Карина приезжала один раз в неделю, по вторникам. В этот день Закутаров освобождался на два часа раньше и обычно ждал ее в институтской библиотеке, но, томясь, читать не мог и просматривал газеты и журналы или вовсе уходил на набережную и смотрел, как в порту швартуются или, наоборот, уходят в море оледеневшие под зимним ветром грузовые пароходы… Он встречал ее при выходе из института, и они ехали в автобусе, и в автобусной тесноте были прижаты друг к другу, и молча смотрели друг другу в лицо, и он видел, как она беззвучно, одними губами, но ясно и четко артикулирует: «Я тебя хочу». Приехав на место, они, держась за руки, медленно, как бы прогуливаясь и глядя на открывавшуюся отсюда сверху панораму зимнего, иногда засыпанного снегом города и на залив, свинцово-серый под стекавшим с гор северо-западным ветром, шли к дому.

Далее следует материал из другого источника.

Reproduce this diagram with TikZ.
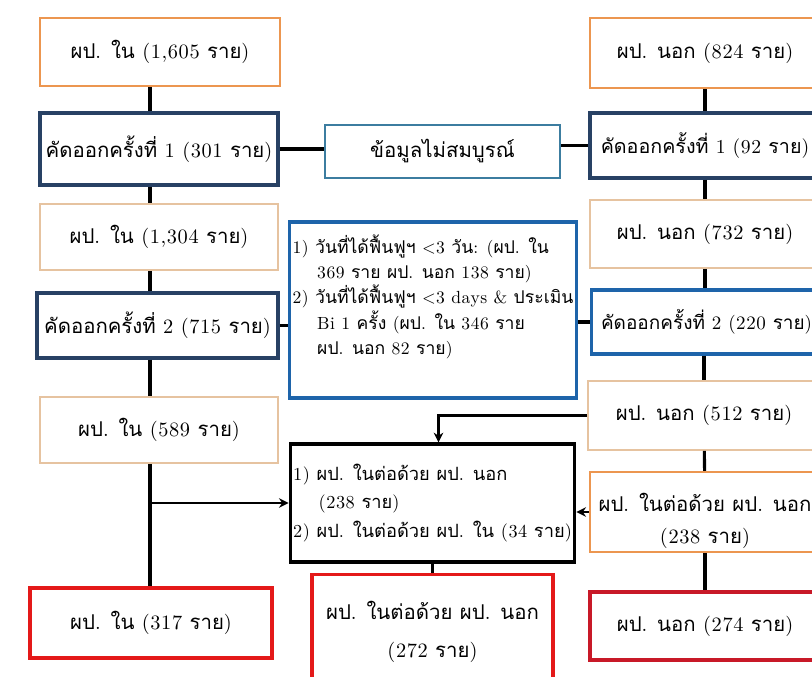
\documentclass[tikz,border=0pt]{standalone}
\usepackage{fontspec}
\newfontfamily\thaifont[Script=Thai]{Loma}
\newfontfamily\latinfont[LetterSpace=3]{lmroman10-regular.otf}
% Thai letters in Loma, everything else in Latin Modern
\XeTeXinterchartokenstate=1
\newXeTeXintercharclass\thaiclass
\newcount\thaichar
\thaichar="0E01
\loop
  \XeTeXcharclass\thaichar=\thaiclass
  \ifnum\thaichar<"0E5B \advance\thaichar by 1
\repeat
\XeTeXinterchartoks 0 \thaiclass = {\thaifont}
\XeTeXinterchartoks 4095 \thaiclass = {\thaifont}
\XeTeXinterchartoks \thaiclass 0 = {\latinfont}
\XeTeXinterchartoks \thaiclass 4095 = {\latinfont}
\usetikzlibrary{arrows.meta, calc}
\definecolor{startorange}{RGB}{236,150,80}
\definecolor{cutnavy}{RGB}{40,65,100}
\definecolor{remaintan}{RGB}{230,195,160}
\definecolor{missingblue}{RGB}{60,125,160}
\definecolor{reasonblue}{RGB}{30,100,170}
\definecolor{resultred}{RGB}{228,25,25}
\definecolor{resultdark}{RGB}{200,25,40}
\tikzset{
    flowbox/.style={rectangle, fill=white, inner sep=2pt, font=\latinfont\fontsize{14.5}{20}\selectfont},
    startbox/.style={flowbox, draw=startorange, line width=1.6pt},
    cutbox/.style={flowbox, draw=cutnavy, line width=2.4pt},
    remainbox/.style={flowbox, draw=remaintan, line width=1.2pt},
    missingbox/.style={flowbox, draw=missingblue, line width=1.4pt},
    reasonbox/.style={flowbox, draw=reasonblue, line width=2.2pt, font=\latinfont\fontsize{12.5}{18}\selectfont},
    mergebox/.style={flowbox, draw=black, line width=2.4pt, font=\latinfont\fontsize{13}{20}\selectfont},
    resultbox/.style={flowbox, draw=resultred, line width=2.4pt},
    link/.style={line width=2.2pt, black},
    arrow/.style={-{Stealth[length=2.4mm, width=2.4mm]}, line width=1.8pt, black},
}

\begin{document}
\begin{tikzpicture}[x=0.025cm, y=-0.025cm]
    \useasboundingbox (0,0) rectangle (812,677);
    \fill[white] (0,0) rectangle (812,677);
    \clip (0,0) rectangle (812,677);
    % left column (in-patients)
    \node[startbox, minimum width=6cm, minimum height=1.7cm] (L1) at (160,52) {ผป. ใน (1,605 ราย)};
    \node[cutbox, minimum width=5.95cm, minimum height=1.8cm] (L2) at (159,149) {คัดออกครั้งที่ 1 (301 ราย)};
    \node[remainbox, minimum width=5.95cm, minimum height=1.65cm] (L3) at (159,237) {ผป. ใน (1,304 ราย)};
    \node[cutbox, minimum width=6.025cm, minimum height=1.625cm] (L4) at (157.5,325.5) {คัดออกครั้งที่ 2 (715 ราย)};
    \node[remainbox, minimum width=5.95cm, minimum height=1.65cm] (L5) at (159,430) {ผป. ใน (589 ราย)};
    \node[resultbox, minimum width=6.05cm, minimum height=1.75cm] (L6) at (151,623) {ผป. ใน (317 ราย)};
    % middle column
    \node[missingbox, minimum width=5.875cm, minimum height=1.325cm] (M1) at (442.5,151.5) {ข้อมูลไม่สมบูรณ์};
    \node[reasonbox, minimum width=7.05cm, minimum height=4.4cm, align=left] (M2) at (433,310) {1) วันที่ได้ฟื้นฟูฯ <3 วัน: (ผป. ใน\\
        \hspace*{1.4em}369 ราย ผป. นอก 138 ราย)\\
        2) วันที่ได้ฟื้นฟูฯ <3 days \& ประเมิน\\
        \hspace*{1.4em}Bi 1 ครั้ง (ผป. ใน 346 ราย\\
        \hspace*{1.4em}ผป. นอก 82 ราย)\rule[-22pt]{0pt}{1pt}};
    \node[mergebox, minimum width=7.025cm, minimum height=2.95cm, align=left] (M3) at (432.5,503) {1) ผป. ในต่อด้วย ผป. นอก\\
        \hspace*{1.4em}(238 ราย)\\
        2) ผป. ในต่อด้วย ผป. ใน (34 ราย)};
    \node[resultbox, minimum width=6.025cm, minimum height=2.875cm, align=center, font=\latinfont\fontsize{14.5}{27}\selectfont] (M4) at (432.5,632) {ผป. ในต่อด้วย ผป. นอก\\(272 ราย)};
    % right column (out-patients)
    \node[startbox, minimum width=5.75cm, minimum height=1.75cm] (R1) at (705,53) {ผป. นอก (824 ราย)};
    \node[cutbox, minimum width=5.75cm, minimum height=1.625cm, font=\latinfont\fontsize{14}{20}\selectfont] (R2) at (705,145.5) {คัดออกครั้งที่ 1 (92 ราย)};
    \node[remainbox, minimum width=5.75cm, minimum height=1.7cm] (R3) at (705,234) {ผป. นอก (732 ราย)};
    \node[reasonbox, font=\latinfont\fontsize{13.5}{20}\selectfont, minimum width=5.75cm, minimum height=1.6cm, anchor=west] (R4) at (590,322) {คัดออกครั้งที่ 2 (220 ราย)};
    \node[remainbox, minimum width=5.8cm, minimum height=1.725cm] (R5) at (704,415.5) {ผป. นอก (512 ราย)};
    \node[startbox, minimum width=5.75cm, minimum height=2cm, align=center, font=\latinfont\fontsize{14.5}{23}\selectfont] (R6) at (705,512) {\rule{0pt}{26pt}ผป. ในต่อด้วย ผป. นอก\\(238 ราย)};
    \node[resultbox, draw=resultdark, minimum width=5.75cm, minimum height=1.7cm] (R7) at (705,626) {ผป. นอก (274 ราย)};

    \coordinate (lx) at (150,0);
    \coordinate (lbranch) at (150,503);
    % left links
    \draw[link] (L1.south -| lx) -- (L2.north -| lx);
    \draw[link] (L2.south -| lx) -- (L3.north -| lx);
    \draw[link] (L3.south -| lx) -- (L4.north -| lx);
    \draw[link] (L4.south -| lx) -- (L5.north -| lx);
    \draw[link] (L5.south -| lx) -- (L6.north -| lx);
    \draw[arrow] (lbranch) -- (M3.west);
    % right links
    \draw[link] (R1) -- (R2);
    \draw[link] (R2) -- (R3);
    \draw[link] (R3) -- (R4.north -| R3);
    \draw[link] (R4.south -| R5) -- (R5);
    \draw[link] (R5) -- (R6);
    \draw[link] (R6) -- (R7);
    \draw[arrow] (R5.west) -| ($(M3.north)+(6,0)$);
    \draw[arrow] (R6.west) -- (R6.west -| M3.east);
    % side links
    \draw[link] (L2.east) -- (L2.east -| M1.west);
    \draw[link] (R2.west) -- (R2.west -| M1.east);
    \draw[link] (L4.east) -- (L4.east -| M2.west);
    \draw[link] (R4.west) -- (R4.west -| M2.east);
    \draw[link] (M3) -- (M4);
\end{tikzpicture}
\end{document}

Карина терпеть не могла торопиться. Войдя в мазанку, он первым делом подкидывал угля в печку, и только когда в домишке становилось жарко, она снимала плащ и, вплотную подойдя к нему и погладив его по щеке, говорила всегда одно и то же: «Только, пожалуйста, мы никуда не торопимся…» Компаньон Закутарова по вторникам сидел в библиотеке до закрытия.
Фотографировать ее он начал не сразу. В первый раз она хоть и поехала к нему позировать для портрета, но до съемок дело не дошло. А после уж и вовсе камера с новым объективом и даже заряженная пленкой легла в чемодан до весны.
Карина была его первой совершенно открывшейся ему навстречу и по-настоящему, обстоятельно, неторопливо познанной женщиной (подростковые впечатления от нечастых и стыдливых эпизодов со взрослой соседкой в родном городишке да уже здесь, в Черноморске, несколько неуклюжих безобразий после студенческих выпивок — с замужней сокурсницей, с официанткой из кафе, вообще со случайной подругой — не в счет; трахаться же с проститутками, приходившими на съемку к Кукуре, ему и вообще не приходило в голову: он смотрел на них как на студийный инвентарь). И новый, с каждым свиданием все более и более захватывавший его опыт женской близости совершенно заслонил и память о несчастном Кукуре, и вдруг возникшее таинственное влечение к объективу «Индустар-61-Л/З», и тогда же забрезживший, но вот безрезультатно замкнувшийся на Карине практический интерес к искусству фотографии.